3:00 AM 5th February 2022
Walking For Wellbeing – It Really Does Work
Photo by Emma Simpson on Unsplash
If, like me, you’re still carrying half of Christmas around your middle, you may be considering taking up exercise. And whilst I don’t want just to repeat the oft-quoted benefits of walking, for example, that it can strengthen bones and muscles, improves circulation, or, according to the Journal of American Geriatrics, that walking faster decreases risk of heart failure for older women instead, I’d like to invite you to take a walk, read this more of a testimony to why walking for wellbeing really does work.

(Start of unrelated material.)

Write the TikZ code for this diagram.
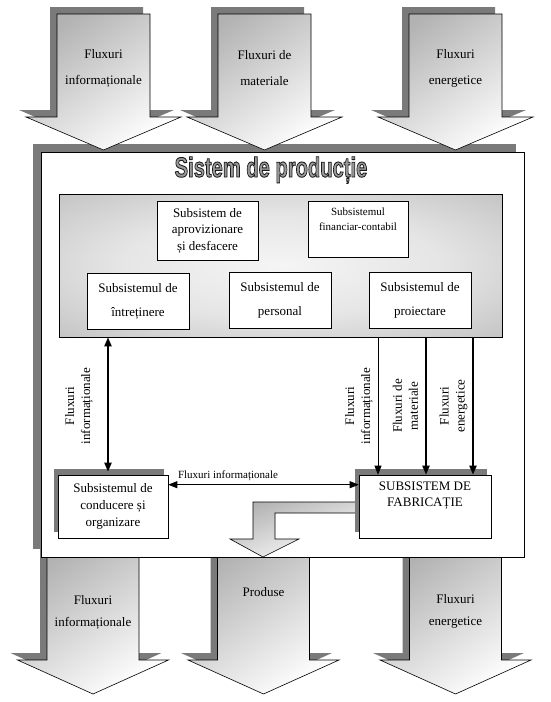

Have you ever found yourself at work, or at home, and thought – I just want some quiet? Ever found yourself miserable, beleaguered by the endless pinging of your phone? The obvious choice is to step outside. Here is why it helps, at least for me.
image / pixabay
Open air gives you space. It gives your mind a metaphorical opportunity to expand into the ether, to give you a wider arena in which to consider the problems you have been turning about in your mind. Without the caged experience of four walls, concerns the dominated every waking moment are liberated, as are you, to take a different perspective. And for silence, that you won’t often find outdoors, but instead, a sense of calm. Your senses are stimulated by all that nature has to offer and something indefinable provides a sense of comfort. You can choose to enjoy this alone, or in company – sometimes you can strengthen the bonds you have with another just by being comfortable in each other’s silent company.
Of course, I’m no psychologist, but I’d come forward as a firm advocate for walking to stabilise a troubled mind. I’ve even read it can help inspire creativity – what’s not to love?
Don’t take it just from me: as we head towards spring, why not try a walk for wellbeing?